Patricia was altijd goedgeluimd en altijd een diva.

Ik kocht witte wijn voor haar. Eerst dronk ik niet mee, maar na twee weken verloor ik mijn scrupules en daar heb ik nooit spijt van gehad.

Het werd nog geestiger toen we beiden dronken, we luisterden naar Beethoven en wierpen dure charcuterie op de grond voor het kleine, pittige terriërhondje.

Soms kwam de kreupele apotheker langs met aardbeien en champagne.

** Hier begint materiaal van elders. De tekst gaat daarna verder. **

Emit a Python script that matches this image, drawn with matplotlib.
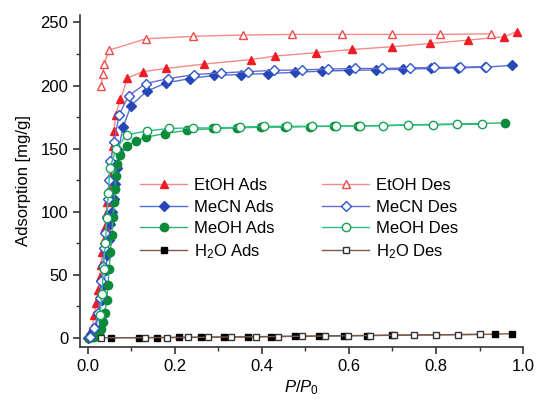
import matplotlib
matplotlib.use('Agg')
import matplotlib.pyplot as plt
from matplotlib.ticker import MultipleLocator

plt.rcParams['font.family'] = ['Liberation Sans', 'DejaVu Sans']
plt.rcParams['mathtext.fontset'] = 'custom'
plt.rcParams['mathtext.rm'] = 'Liberation Sans'
plt.rcParams['mathtext.it'] = 'Liberation Sans:italic'
plt.rcParams['mathtext.default'] = 'regular'

# EtOH
etoh_ads_x = [0.003, 0.010, 0.015, 0.019, 0.023, 0.027, 0.030, 0.033, 0.036, 0.039, 0.042,
              0.045, 0.048, 0.051, 0.054, 0.057, 0.060, 0.064, 0.075, 0.091, 0.127, 0.179,
              0.267, 0.376, 0.430, 0.524, 0.608, 0.698, 0.786, 0.874, 0.956, 0.985]
etoh_ads_y = [1, 8, 18, 28, 38, 48, 58, 68, 78, 88, 98,
              108, 118, 128, 140, 152, 164, 177, 189, 206, 211, 213.5,
              217, 220.6, 223.3, 226, 228.6, 230.7, 233.3, 236, 238.6, 242.6]
etoh_des_x = [0.926, 0.809, 0.698, 0.585, 0.470, 0.356, 0.242, 0.133, 0.049, 0.037, 0.034, 0.031]
etoh_des_y = [241, 240.5, 240.5, 240.5, 240.5, 240, 239, 237, 228, 217, 209, 200]

# MeCN
mecn_ads_x = [0.001, 0.008, 0.017, 0.025, 0.032, 0.037, 0.041, 0.045, 0.049, 0.052, 0.055,
              0.059, 0.062, 0.066, 0.070, 0.081, 0.099, 0.135, 0.179, 0.234, 0.290, 0.352,
              0.414, 0.477, 0.539, 0.600, 0.662, 0.725, 0.789, 0.851, 0.913, 0.974]
mecn_ads_y = [0, 3, 8, 18, 30, 42, 54, 66, 78, 90, 100,
              110, 122, 135, 149, 167, 184, 195.5, 202, 205.5, 208, 208.7,
              209.5, 210.5, 211.4, 212, 212.4, 213, 213.5, 214, 214.5, 216]
mecn_des_x = [0.915, 0.855, 0.796, 0.740, 0.677, 0.615, 0.552, 0.491, 0.428, 0.367, 0.305,
              0.244, 0.185, 0.133, 0.094, 0.072, 0.060, 0.052, 0.049, 0.046, 0.043, 0.040,
              0.037, 0.034, 0.031, 0.027, 0.024, 0.015, 0.005]
mecn_des_y = [215, 214.5, 214.3, 214, 213.5, 213.5, 213, 212.4, 212, 211, 210,
              208.7, 205.5, 201.6, 192, 177, 155, 140, 125, 110, 96, 83,
              71, 57, 45, 32, 20, 8, 1]

# MeOH
meoh_ads_x = [0.002, 0.015, 0.025, 0.031, 0.035, 0.039, 0.043, 0.046, 0.049, 0.052, 0.055,
              0.058, 0.060, 0.062, 0.064, 0.066, 0.074, 0.091, 0.110, 0.133, 0.177, 0.228,
              0.288, 0.342, 0.399, 0.453, 0.510, 0.566, 0.621, 0.959]
meoh_ads_y = [0, 1, 3, 7, 13, 20, 30, 42, 55, 68, 82,
              96, 108, 118, 128, 138, 145, 152, 156, 159, 162, 164.5,
              166, 166.4, 167, 167, 167.5, 167.7, 168, 170.4]
meoh_des_x = [0.905, 0.848, 0.792, 0.735, 0.679, 0.625, 0.570, 0.514, 0.457, 0.405, 0.349,
              0.294, 0.241, 0.187, 0.136, 0.089, 0.065, 0.051, 0.047, 0.044, 0.040, 0.036,
              0.032, 0.028]
meoh_des_y = [169.3, 169.3, 168.8, 168.8, 168, 168, 168, 167.7, 167.7, 167.7, 167,
              166.4, 166.4, 166, 164, 161, 150, 135, 115, 95, 75, 55,
              35, 18]

# H2O
h2o_ads_x = [0.053, 0.117, 0.158, 0.209, 0.261, 0.313, 0.367, 0.422, 0.477, 0.532, 0.589,
             0.641, 0.698, 0.936, 0.974]
h2o_ads_y = [0.2, 0.3, 0.4, 0.5, 0.6, 0.8, 1.0, 1.2, 1.4, 1.6, 1.8, 2.0, 2.2, 3.0, 3.5]
h2o_des_x = [0.901, 0.851, 0.799, 0.750, 0.704, 0.648, 0.597, 0.545, 0.491, 0.437, 0.386,
             0.329, 0.277, 0.231, 0.182, 0.131, 0.031]
h2o_des_y = [2.9, 2.7, 2.5, 2.4, 2.2, 2.0, 1.8, 1.6, 1.4, 1.2, 1.0,
             0.8, 0.6, 0.5, 0.4, 0.3, 0.2]

fig = plt.figure(figsize=(5.37, 4.01), dpi=100)
ax = fig.add_axes([0.149, 0.135, 0.825, 0.828])

series = [
    (etoh_ads_x, etoh_ads_y, 'EtOH Ads', '^', '#f58a8a', '#ee1c24', True),
    (mecn_ads_x, mecn_ads_y, 'MeCN Ads', 'D', '#4d72d6', '#2747b8', True),
    (meoh_ads_x, meoh_ads_y, 'MeOH Ads', 'o', '#33b36b', '#0b8a3a', True),
    (h2o_ads_x, h2o_ads_y, 'H$_2$O Ads', 's', '#7a5a4a', '#000000', True),
    (etoh_des_x, etoh_des_y, 'EtOH Des', '^', '#f58a8a', '#ee4a4a', False),
    (mecn_des_x, mecn_des_y, 'MeCN Des', 'D', '#6a6ad0', '#2f55c8', False),
    (meoh_des_x, meoh_des_y, 'MeOH Des', 'o', '#2dbf8a', '#18a050', False),
    (h2o_des_x, h2o_des_y, 'H$_2$O Des', 's', '#7a5a4a', '#333333', False),
]
for x, y, lab, mk, lc, mc, filled in series:
    size = 5 if mk in ('D', 's') else 6
    ax.plot(x, y, color=lc, lw=1.0, marker=mk, ms=size,
            mfc=mc if filled else 'white', mec=mc, mew=1.0, label=lab)

ax.set_xlim(-0.018, 1.0)
ax.set_ylim(-7, 256)
ax.xaxis.set_major_locator(MultipleLocator(0.2))
ax.xaxis.set_minor_locator(MultipleLocator(0.1))
ax.yaxis.set_major_locator(MultipleLocator(50))
ax.yaxis.set_minor_locator(MultipleLocator(25))
ax.set_xticklabels(['%.1f' % v for v in ax.get_xticks()])
for s in ['top', 'right']:
    ax.spines[s].set_visible(False)
for s in ['left', 'bottom']:
    ax.spines[s].set_linewidth(1.2)
    ax.spines[s].set_color('#333333')
ax.tick_params(which='major', direction='out', length=5, width=1.2, labelsize=12, color='#333333')
ax.tick_params(which='minor', direction='out', length=3, width=1.0, color='#333333')

ax.set_xlabel('$\\mathit{P}/\\mathit{P}_0$', fontsize=12, labelpad=3)
ax.set_ylabel('Adsorption [mg/g]', fontsize=12, labelpad=7)

ax.legend(ncol=2, loc='upper left', bbox_to_anchor=(0.136, 0.508), frameon=False,
          fontsize=12, handlelength=2.8, handletextpad=0.4, columnspacing=2.9,
          labelspacing=0.38, borderpad=0, borderaxespad=0)

fig.savefig('out.png', dpi=100)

Dan waren we een ganse middag verliefd op elkaar, en de scatologische grappen van de apotheker vielen steeds in goede aarde.

Patricia braakte vaak, maar herpakte zich snel. Het drinken hielp tegen het braken.

In het weekend namen we samen baden en aten we zo woest mogelijk vieze lappen rolmops en koeientongen in maderasaus.

Op een dag werden we betrapt en ik mocht nooit meer vrijwilligerswerk doen.

Patricia stierf een maand later.

Haar Syrische buur heeft zijn cursus hoefsmederij niet afgemaakt, maar hij heeft wel haar kleine, pittige terriërhondje in huis genomen.

Wanneer ik de kreupele apotheker tegenkom, spreken we over haar. Grinnikend en dankbaar.